Reisevermittler sollen schneller erstatten
Wird
ein Flug von der Fluggesellschaft komplett gestrichen, sollen Reisevermittler verpflichtet werden, den Flugpreis
innerhalb von 14 Tagen nach Annullierung zu erstatten.
7.
Kundenservice auf Deutsch
Die
Europäische Kommission will, dass Reiseunternehmen ihren Kundendienst in allen
Sprachen anbieten, in denen sie auch Buchungen vornehmen. Bietet beispielsweise
eine spanische Fluggesellschaft ihre Flüge auf einer deutschsprachigen Webseite
an, soll auch der Kundendienst auf Deutsch antworten.
8.
Beschwerden einfach einreichen können
Einige
Reiseveranstalter verstecken regelrecht die Möglichkeit, eine Beschwerde einzureichen.

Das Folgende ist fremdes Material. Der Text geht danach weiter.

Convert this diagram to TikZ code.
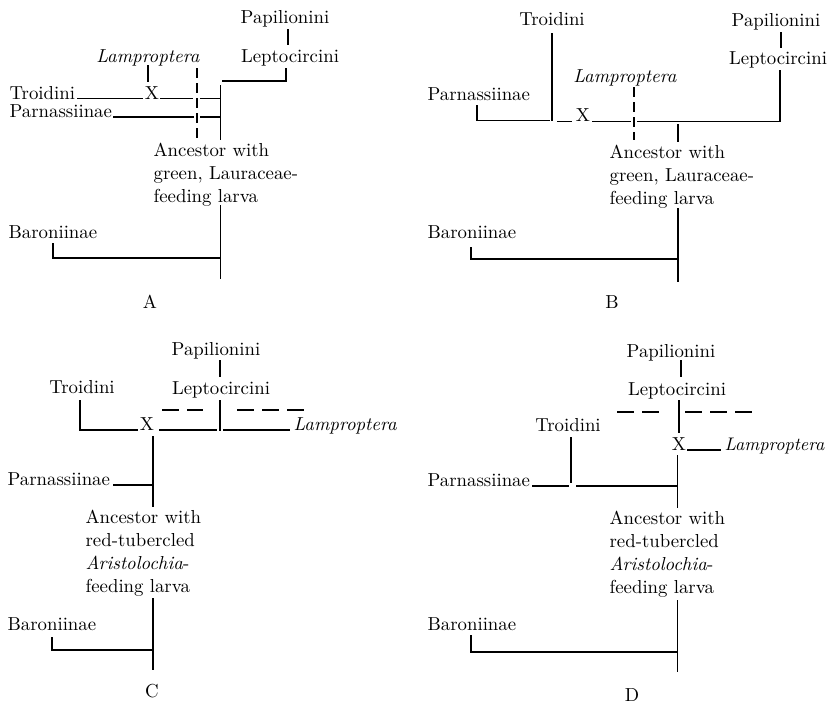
\documentclass[tikz,border=0pt]{standalone}
\usepackage{fontspec}
% use the 10pt design of Latin Modern at every size
\setmainfont{lmroman10-regular.otf}[ItalicFont=lmroman10-italic.otf,BoldFont=lmroman10-bold.otf]
\newcommand\labfont{\fontsize{18.8}{23}\selectfont}
\newcommand\edgefont{\fontsize{18.2}{23}\selectfont}
\begin{document}
\begin{tikzpicture}[x=1pt,y=-1pt,line width=1.2pt,
  lbl/.style={font=\labfont,inner sep=0pt},
  anc/.style={lbl,anchor=north west,align=left},
  vdash/.style={dash pattern=on 10pt off 5pt},
  hdash/.style={dash pattern=on 17pt off 8pt}]
\useasboundingbox (0,0) rectangle (828,704);

% ---------------- tree A ----------------
\node[lbl,anchor=base] (A-pap) at (285,23.5) {Papilionini};
\node[lbl,anchor=base] (A-lep) at (290,62) {Leptocircini};
\node[lbl,anchor=base] (A-lam) at (148,62) {\textit{Lamproptera}};
\node[lbl,anchor=base west] (A-tro) at (9,99) {Troidini};
\node[lbl,anchor=base] (A-x) at (152,99) {X};
\node[lbl,anchor=base west] (A-par) at (9,117.5) {Parnassiinae};
\node[anc] (A-anc) at (153,142) {Ancestor with\\green, Lauraceae-\\feeding larva};
\node[lbl,anchor=base west] (A-bar) at (8,238) {Baroniinae};
\node[lbl,anchor=base] (A-cap) at (150,308) {A};

\path (288,29) coordinate (A-p1) (288,45) coordinate (A-p2)
      (286,68) coordinate (A-l1) (286,81) coordinate (A-l2) (222,81) coordinate (A-l3)
      (220.5,85) coordinate (A-m1) (220.5,140) coordinate (A-m2)
      (148,65) coordinate (A-k1) (148,82) coordinate (A-k2)
      (77,98.5) coordinate (A-t1) (143,98.5) coordinate (A-t2)
      (160,98.5) coordinate (A-t3) (193,98.5) coordinate (A-t4)
      (200,98.5) coordinate (A-t5) (220.5,98.5) coordinate (A-t6)
      (197,68) coordinate (A-d1) (197,138) coordinate (A-d2)
      (113,117) coordinate (A-r1) (194,117) coordinate (A-r2)
      (200,117) coordinate (A-r3) (220.5,117) coordinate (A-r4)
      (220.5,205) coordinate (A-s1) (220.5,279) coordinate (A-s2)
      (53,243) coordinate (A-b1) (53,258) coordinate (A-b2) (220.5,258) coordinate (A-b3);
\draw (A-p1) -- (A-p2);
\draw (A-l1) -- (A-l2) -- (A-l3);
\draw (A-m1) -- (A-m2);
\draw (A-k1) -- (A-k2);
\draw (A-t1) -- (A-t2);
\draw (A-t3) -- (A-t4);
\draw (A-t5) -- (A-t6);
\draw[vdash] (A-d1) -- (A-d2);
\draw (A-r1) -- (A-r2);
\draw (A-r3) -- (A-r4);
\draw (A-s1) -- (A-s2);
\draw (A-b1) -- (A-b2) -- (A-b3);

% ---------------- tree B ----------------
\node[lbl,anchor=base] (B-tro) at (552,25) {Troidini};
\node[lbl,anchor=base] (B-pap) at (776,27) {Papilionini};
\node[lbl,anchor=base] (B-lep) at (778,64) {Leptocircini};
\node[lbl,anchor=base] (B-lam) at (625,82) {\textit{Lamproptera}};
\node[lbl,anchor=base] (B-x) at (583,121.5) {X};
\node[lbl,anchor=base west] (B-par) at (427,100) {Parnassiinae};
\node[anc] (B-anc) at (609,144) {Ancestor with\\green, Lauraceae-\\feeding larva};
\node[lbl,anchor=base west] (B-bar) at (427,238) {Baroniinae};
\node[lbl,anchor=base] (B-cap) at (612,308) {B};

\path (552,33) coordinate (B-v1) (552,121) coordinate (B-v2)
      (781,32) coordinate (B-p1) (781,48) coordinate (B-p2)
      (780,70) coordinate (B-l1) (780,121.5) coordinate (B-l2) (637,121.5) coordinate (B-l3)
      (634,87) coordinate (B-d1) (634,140) coordinate (B-d2)
      (557,121.5) coordinate (B-t1) (572,121.5) coordinate (B-t2)
      (592,121.5) coordinate (B-t3) (631,121.5) coordinate (B-t4)
      (477,105) coordinate (B-r1) (477,120.5) coordinate (B-r2) (550,120.5) coordinate (B-r3)
      (678,124) coordinate (B-m1) (678,142) coordinate (B-m2)
      (678,208) coordinate (B-s1) (678,282) coordinate (B-s2)
      (471,247) coordinate (B-b1) (471,259) coordinate (B-b2) (678,259) coordinate (B-b3);
\draw (B-v1) -- (B-v2);
\draw (B-p1) -- (B-p2);
\draw (B-l1) -- (B-l2) -- (B-l3);
\draw[vdash] (B-d1) -- (B-d2);
\draw (B-t1) -- (B-t2);
\draw (B-t3) -- (B-t4);
\draw (B-r1) -- (B-r2) -- (B-r3);
\draw (B-m1) -- (B-m2);
\draw (B-s1) -- (B-s2);
\draw (B-b1) -- (B-b2) -- (B-b3);

% ---------------- tree C ----------------
\node[lbl,anchor=base] (C-pap) at (216,355) {Papilionini};
\node[lbl,anchor=base] (C-lep) at (221,394) {Leptocircini};
\node[lbl,anchor=base] (C-tro) at (82,393) {Troidini};
\node[lbl,anchor=base] (C-x) at (147,430) {X};
\node[lbl,anchor=base west] (C-lam) at (293,430) {\textit{Lamproptera}};
\node[lbl,anchor=base west] (C-par) at (7,485) {Parnassiinae};
\node[anc] (C-anc) at (85,509) {Ancestor with\\red-tubercled\\\textit{Aristolochia}-\\feeding larva};
\node[lbl,anchor=base west] (C-bar) at (7,630) {Baroniinae};
\node[lbl,anchor=base] (C-cap) at (152,697) {C};

\path (220,360) coordinate (C-p1) (220,377) coordinate (C-p2)
      (220,400) coordinate (C-l1) (220,431) coordinate (C-l2)
      (80,400) coordinate (C-r1) (80,430) coordinate (C-r2) (138,430) coordinate (C-r3)
      (159,430) coordinate (C-t1) (217,430) coordinate (C-t2)
      (223,430) coordinate (C-t3) (290,430) coordinate (C-t4)
      (162,410) coordinate (C-d1) (203,410) coordinate (C-d2)
      (237,410) coordinate (C-d3) (305,410) coordinate (C-d4)
      (153,436) coordinate (C-m1) (153,507) coordinate (C-m2)
      (113,485) coordinate (C-q1) (153,485) coordinate (C-q2)
      (153,598) coordinate (C-s1) (153,670) coordinate (C-s2)
      (52,637) coordinate (C-b1) (52,650) coordinate (C-b2) (153,650) coordinate (C-b3);
\draw (C-p1) -- (C-p2);
\draw (C-l1) -- (C-l2);
\draw (C-r1) -- (C-r2) -- (C-r3);
\draw (C-t1) -- (C-t2);
\draw (C-t3) -- (C-t4);
\draw[hdash] (C-d1) -- (C-d2);
\draw[hdash] (C-d3) -- (C-d4);
\draw (C-m1) -- (C-m2);
\draw (C-q1) -- (C-q2);
\draw (C-s1) -- (C-s2);
\draw (C-b1) -- (C-b2) -- (C-b3);

% ---------------- tree D ----------------
\node[lbl,anchor=base] (D-pap) at (671,357) {Papilionini};
\node[lbl,anchor=base] (D-lep) at (677,395) {Leptocircini};
\node[lbl,anchor=base] (D-tro) at (568,431) {Troidini};
\node[lbl,anchor=base] (D-x) at (679,450) {X};
\node[lbl,font=\edgefont,anchor=base west] (D-lam) at (724,450) {\textit{Lamproptera}};
\node[lbl,anchor=base west] (D-par) at (427,486) {Parnassiinae};
\node[anc] (D-anc) at (609,510) {Ancestor with\\red-tubercled\\\textit{Aristolochia}-\\feeding larva};
\node[lbl,anchor=base west] (D-bar) at (427,630) {Baroniinae};
\node[lbl,anchor=base] (D-cap) at (632,701) {D};

\path (681,360) coordinate (D-p1) (681,377) coordinate (D-p2)
      (679,400) coordinate (D-l1) (679,433) coordinate (D-l2)
      (617,412) coordinate (D-d1) (663,412) coordinate (D-d2)
      (685,412) coordinate (D-d3) (755,412) coordinate (D-d4)
      (571,437) coordinate (D-v1) (571,483) coordinate (D-v2)
      (687,450) coordinate (D-t1) (721,450) coordinate (D-t2)
      (677.5,455) coordinate (D-m1) (677.5,508) coordinate (D-m2)
      (532,486) coordinate (D-q1) (569,486) coordinate (D-q2)
      (576,486) coordinate (D-q3) (677.5,486) coordinate (D-q4)
      (677.5,600) coordinate (D-s1) (677.5,672) coordinate (D-s2)
      (471,635) coordinate (D-b1) (471,652) coordinate (D-b2) (677.5,652) coordinate (D-b3);
\draw (D-p1) -- (D-p2);
\draw (D-l1) -- (D-l2);
\draw[hdash] (D-d1) -- (D-d2);
\draw[hdash] (D-d3) -- (D-d4);
\draw (D-v1) -- (D-v2);
\draw (D-t1) -- (D-t2);
\draw (D-m1) -- (D-m2);
\draw (D-q1) -- (D-q2);
\draw (D-q3) -- (D-q4);
\draw (D-s1) -- (D-s2);
\draw (D-b1) -- (D-b2) -- (D-b3);
\end{tikzpicture}
\end{document}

Die Kommission will, dass
Online-Formulare leichter zugänglich gemacht werden müssen.
9.
Auszahlungspflicht für Reise-Gutscheine
Für Pauschalreisen will die Kommission strenge Bedingungen
für Gutscheine festlegen, die im Falle einer Stornierung angeboten werden. Die
Gutscheine sollen mindestens 12 Monate gültig sein. Nach Ablauf dieser Frist
soll der Reisende Anspruch auf Erstattung des Geldes haben. Während der
Laufzeit sollen die Gutscheine auch gegen eine Insolvenz des Veranstalters
abgesichert sein.
Es
soll jedoch wie bisher gelten: Reisende können Gutscheine auch ablehnen und
sofort ihr Geld zurückverlangen.
10.
Besserer Schutz in Ausnahmesituationen
Während
der Corona-Pandemie kam es zu einem Chaos unterschiedlicher nationaler
Reisevorschriften. Dies führte z. B. dazu, dass Reisen wegen strenger
Vorschriften im Aufenthaltsland nicht angetreten werden durften, die Kosten
aber vom Reiseveranstalter nicht erstattet wurden, weil im Land des Flughafens
weniger strenge Vorschriften galten. Die Kommission möchte eine
verbraucherfreundlichere Regelung einführen.
Europäisches
Verbraucherzentrum erkennt Fortschritt an
Karolina
Wojtal sieht in den Reformvorhaben ein positives Signal: „Vor der Europawahl im
Juni scheinen EU-Kommission und Europaparlament den Verbraucherschutz-Turbo
zünden zu wollen. Viele ihrer Vorhaben könnten die Rechte der Verbraucherinnen
und Verbraucher tatsächlich stärken.“
Im
Reisebereich bemängelt die Co-Leiterin des Europäischen Verbraucherzentrums
jedoch, dass zwei große Gesetzeslücken bestehen bleiben:
„Fluggäste
bleiben im Falle einer Insolvenz der Fluggesellschaft weiterhin ungeschützt
und können viel Geld verlieren. Womöglich droht dies bereits im März, denn dann
wird Air Malta den Betrieb einstellen.“
Auch
bei der Mitnahme des Gepäcks an Bord von Flugzeugen sind Reisende wohl auch in
Zukunft ungeschützt: „Die Fluggesellschaften sollen weiterhin eigene Größen-
und Gewichtsbeschränkungen für das Handgepäck festlegen dürfen. Wer mit
verschiedenen Airlines fliegt, wird oft von unterschiedlichen Regelungen
überrascht und muss nachzahlen“, kritisiert die Verbraucherschützerin.